- Thai: สาบเสือที่ลำน้ำกษัตริย์
- Directed by: Bhandit Rittakol
- Written by: Bhandit Rittakol
- Produced by: Somsak Techaratanaprasert
- Starring: Panu Suwanno; Prangthong Changdham; Jo Scott Shepherd; Sunisa Brown;
- Cinematography: Wanchai Leng-Ew
- Edited by: Sunij Asavinikul
- Music by: In and On
- Production company: Sahamongkol Film International
- Distributed by: Sahamongkol Film International
- Release date: August 30, 2002;
- Running time: 138 minutes
- Country: Thailand
- Languages: Thai English Karenic Burmese

= Tigress of King River =

Tigress of King River (สาบเสือที่ลำน้ำกษัตริย์ or Sab Suea Thi Lam Nam Kasat) is a 2002 Thai adventure thriller film directed and written by Bhandit Rittakol.

==Summary==
The story takes place the in 19th year of the King Rama V's reign. When the British captain Peter Bain is busted for trying to sell defective firearms to influential Chinese non-timber forest product trader named Yang. Forced to hunt wild game with these firearms along with Yang's men, Bain links up with ex-monk Wan and Karen-American female guide and hunter Julia, who he meets on the way to the jungle. The group sets off to hunt a long-tusked elephant, said to be protected by a demon tigress that can transform itself into a woman. The tigress is supposedly possessed by the revengeful spirit of Nian, a young woman who was tortured and killed in the King River Battle near the Three Pagoda Pass almost a century earlier.

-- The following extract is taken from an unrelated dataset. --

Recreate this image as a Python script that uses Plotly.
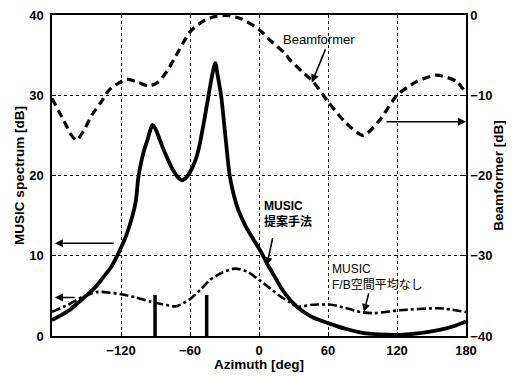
import plotly.graph_objects as go

# ---------------- data ----------------
music_az = [-180, -172, -165, -157, -148, -141, -135, -129, -124, -120, -115, -110, -107,
            -104.9, -102.5, -100.6, -97.1, -95, -92.8, -90, -86.1, -81.7, -76, -70, -67,
            -63, -60, -55, -52, -49, -46, -43.5, -41, -38, -36, -33, -30, -27.5, -25.5,
            -22, -18, -12, -6.4, 0, 3.5, 7, 12, 18, 22.6, 27, 33, 40, 47, 60, 75, 90,
            105, 122, 140, 157, 170, 180]
music_db = [2.0, 2.6, 3.2, 4.2, 5.3, 6.3, 7.4, 8.5, 9.8, 11.0, 12.7, 15.0, 16.9,
            19.8, 21.6, 22.8, 24.4, 25.4, 26.3, 25.8, 24.4, 22.8, 21.0, 19.7, 19.4,
            19.8, 20.4, 22.0, 23.6, 25.8, 28.2, 30.3, 32.3, 34.0, 32.5, 30.0, 26.0, 22.5, 20.0,
            17.6, 15.7, 13.8, 12.4, 10.9, 10.0, 9.0, 7.8, 6.3, 5.3, 4.5, 3.65, 2.9, 2.3, 1.6, 0.9, 0.4,
            0.2, 0.15, 0.35, 0.75, 1.25, 1.8]

nofb_az = [-180, -166, -153, -140, -130, -120, -107, -95, -84, -72, -60, -50, -42.6,
           -32, -21, -10, 0, 10, 20, 27, 33, 47, 63, 75, 88, 100, 122, 157, 180]
nofb_db = [3.0, 3.9, 4.9, 5.5, 5.4, 5.2, 4.8, 4.3, 3.95, 3.7, 4.6, 5.9, 7.0,
           7.9, 8.4, 8.0, 7.0, 5.9, 4.8, 4.2, 3.65, 3.9, 3.9, 3.5, 3.0, 2.85, 3.2, 3.45, 3.0]

beam_az = [-180, -170, -163, -158.6, -152, -145, -138, -130, -120, -115, -105, -96, -88,
           -80, -70, -60, -50, -40, -28, -15, 0, 10, 22.6, 27, 37, 47, 60, 76, 90.7,
           105, 120, 137, 154.5, 172, 180]
beam_db = [-10.4, -13.1, -15.0, -15.6, -14.3, -12.4, -11.0, -9.3, -8.3, -8.0, -8.4, -8.85, -8.4,
           -7.0, -4.5, -2.1, -0.9, -0.25, -0.05, -0.5, -1.8, -3.2, -4.8, -5.6, -7.0, -8.3, -10.8,
           -13.5, -15.0, -13.1, -10.0, -8.3, -7.5, -8.3, -9.8]

source_az = [-90.4, -45.5]
source_height = 5.1

x_ticks = [-120, -60, 0, 60, 120, 180]
y_ticks = [0, 10, 20, 30, 40]
y2_ticks = [0, -10, -20, -30, -40]

FONT = "Liberation Sans, Arial, sans-serif"
JP = "Liberation Sans, Noto Sans CJK JP"

fig = go.Figure()

# true source markers
sx, sy = [], []
for a in source_az:
    sx += [a, a, None]
    sy += [0, source_height, None]
fig.add_trace(go.Scatter(x=sx, y=sy, mode="lines",
                         line=dict(color="black", width=3.5), showlegend=False))

fig.add_trace(go.Scatter(x=nofb_az, y=nofb_db, mode="lines", line_shape="spline",
                         line=dict(color="black", width=2.6, dash="9px,3px,3px,3px", smoothing=0.7),
                         showlegend=False))
fig.add_trace(go.Scatter(x=music_az, y=music_db, mode="lines", line_shape="spline",
                         line=dict(color="black", width=3.8, smoothing=0.8), showlegend=False))
fig.add_trace(go.Scatter(x=beam_az, y=beam_db, mode="lines", line_shape="spline", yaxis="y2",
                         line=dict(color="black", width=3.2, dash="8px,5px", smoothing=0.7),
                         showlegend=False))

axis_common = dict(showline=True, linecolor="black", linewidth=1.5, ticks="inside",
                   ticklen=4, tickcolor="black", zeroline=False, automargin=False,
                   ticklabeloverflow="allow",
                   tickfont=dict(family=FONT, size=13, color="black", weight="bold"))
title_font = dict(family=FONT, size=13.5, color="black", weight="bold")

# the page body has an 8px default margin, so the figure is sized/margined to compensate
fig.update_layout(
    width=498, height=364,
    margin=dict(l=44, r=40, t=7, b=36),
    paper_bgcolor="white", plot_bgcolor="white",
    showlegend=False,
    xaxis=dict(range=[-180, 180], tickvals=x_ticks, mirror=True, ticklabelstandoff=2,
               showgrid=True, gridcolor="black", gridwidth=1, griddash="dot",
               title=dict(text="Azimuth [deg]", standoff=2, font=title_font),
               **axis_common),
    yaxis=dict(range=[0, 40], tickvals=y_ticks, mirror=True, ticklabelstandoff=4,
               showgrid=True, gridcolor="black", gridwidth=1, griddash="dot",
               title=dict(text="MUSIC spectrum [dB]", standoff=1, font=title_font),
               **axis_common),
    yaxis2=dict(range=[-40, 0], tickvals=y2_ticks, overlaying="y", side="right",
                showgrid=False, ticklabelstandoff=0,
                title=dict(text="Beamformer [dB]", standoff=8, font=title_font),
                **axis_common),
)

arrow = dict(showarrow=True, arrowhead=2, arrowsize=1, arrowwidth=1.6, arrowcolor="black",
             axref="x", ayref="y", xref="x", yref="y", text="")

# Beamformer label
fig.add_annotation(x=52, y=36.9, xref="x", yref="y", text="Beamformer", showarrow=False,
                   font=dict(family=FONT, size=13, color="black"))
fig.add_annotation(x=46, y=31.6, ax=58.3, ay=35.9, **arrow)
# arrow to right axis
fig.add_annotation(x=180, y=26.7, ax=109.6, ay=26.7, **arrow)
# left arrows
fig.add_annotation(x=-177.5, y=11.55, ax=-125, ay=11.55, **arrow)
fig.add_annotation(x=-177.5, y=4.8, ax=-159, ay=4.8, **arrow)

# MUSIC proposed
fig.add_annotation(x=2.6, y=15.2, xref="x", yref="y", xanchor="left",
                   text="MUSIC<br>提案手法", showarrow=False, align="left",
                   font=dict(family=JP, size=12, color="black", weight="bold"))
fig.add_annotation(x=6.7, y=8.8, ax=12.2, ay=12.4, **arrow)

# MUSIC without F/B
fig.add_annotation(x=61.7, y=7.3, xref="x", yref="y", xanchor="left",
                   text="MUSIC<br>F/B空間平均なし", showarrow=False, align="left",
                   font=dict(family=JP, size=12, color="black"))
fig.add_annotation(x=91.3, y=3.0, ax=95.7, ay=5.5, **arrow)

fig.write_html("out.html")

As Wan learns more about the tigress myth, he tries to release Nian's spirit, but Yang's men want to destroy Nian and get the elephant. With greed, resentment, and karma from past lives encircling the group, violence is surely around the corner.

==Cast==
- Panu Suwanno as Wan
- Prangthong Changdham as Nian
- Jo Scott Shepherd as Peter Bain
- Sunisa Brown as Julia
- Sompong Chullasapya as Yang

==Production and reception==
Tigress of King River is the final work of veteran filmmaker Bhandit Rittakol with a prolific career in the 1980s and 1990s. This is Rittakol's first adventure thriller and special effects film. Of the works that are mostly comedic genre. Due to the change in film production, the response was not good. It is considered a lesser-known work of Rittakol.

Although the story takes place at the King River, but it was filmed on the Songalia River.

Tigers are appeared in the film are trained by Sriracha Tiger Zoo under The Thai Wild Animal Reservation and Protection Act, B.E. 2535 (1992).

The film was criticized "as a state-race blur and the complexity of religion".

==Nominations==
The film has been nominated for four awards at the 11th Bangkok Critics Assembly Awards consist of Best Director (Bhandit Rittakol), Best Actor (Panu Suwanno), Best Screenplay (Bhandit Rittakol) and Best Art Direction (Wanchai Leng-Ew). It is also nominated for the 12th Suphannahong National Film Awards for Best Actor (Panu Suwanno), but missed all.

==Trivia==
- The King River is a real. Locally known as "Lam Nam Kasat" (ลำน้ำกษัตริย์), translated as "King River". There is another river that is a pair, namely "Lam Nam Suriya" (ลำน้ำสุริยะ, "Solar River"). Both of them do not appear on any map at all. Both watercourses flow upstream to confluence the Salween River in Myanmar side. Currently, they originated in Thung Yai Naresuan Wildlife Sanctuary, Kanchanaburi Province.
- The King River Battle in the story is part of the Nine Armies War (1785–86) that took place during the King Rama I's reign in the early Rattanakosin period. Regarded as the last great war between Siam (Thailand) and Burma (Myanmar).
- The demon tigress that appears in the film. In Thai, it is called "Suea Saming" (เสือสมิง), similar to a werecat or a skin-walker in Western beliefs. Suea Saming is the belief of a race of forest dwelling people, such as Karen. The person who could turn into a tiger (or tigress) was because of the power of black magic. Suea Saming believed to be the spirit of the jungle and is the mineral lick protector. It often lures its preys (most of them are hunters) by transforming into their wife or lover, by tricking them down from the raised platform hung on a tree waiting for game at night to kill. The story of Suea Saming is mentioned in Thai history. It was written in the memoir of King Rama V's visit to the people when he traveled to the forest of Chanthaburi in 1876.
- Sab Suae Thi Lam Nam Kasat, the film Thai title, literally translated as "the stench of tiger at King River" or "the curse of tiger at King River" even "Siam weed at King River" in other senses.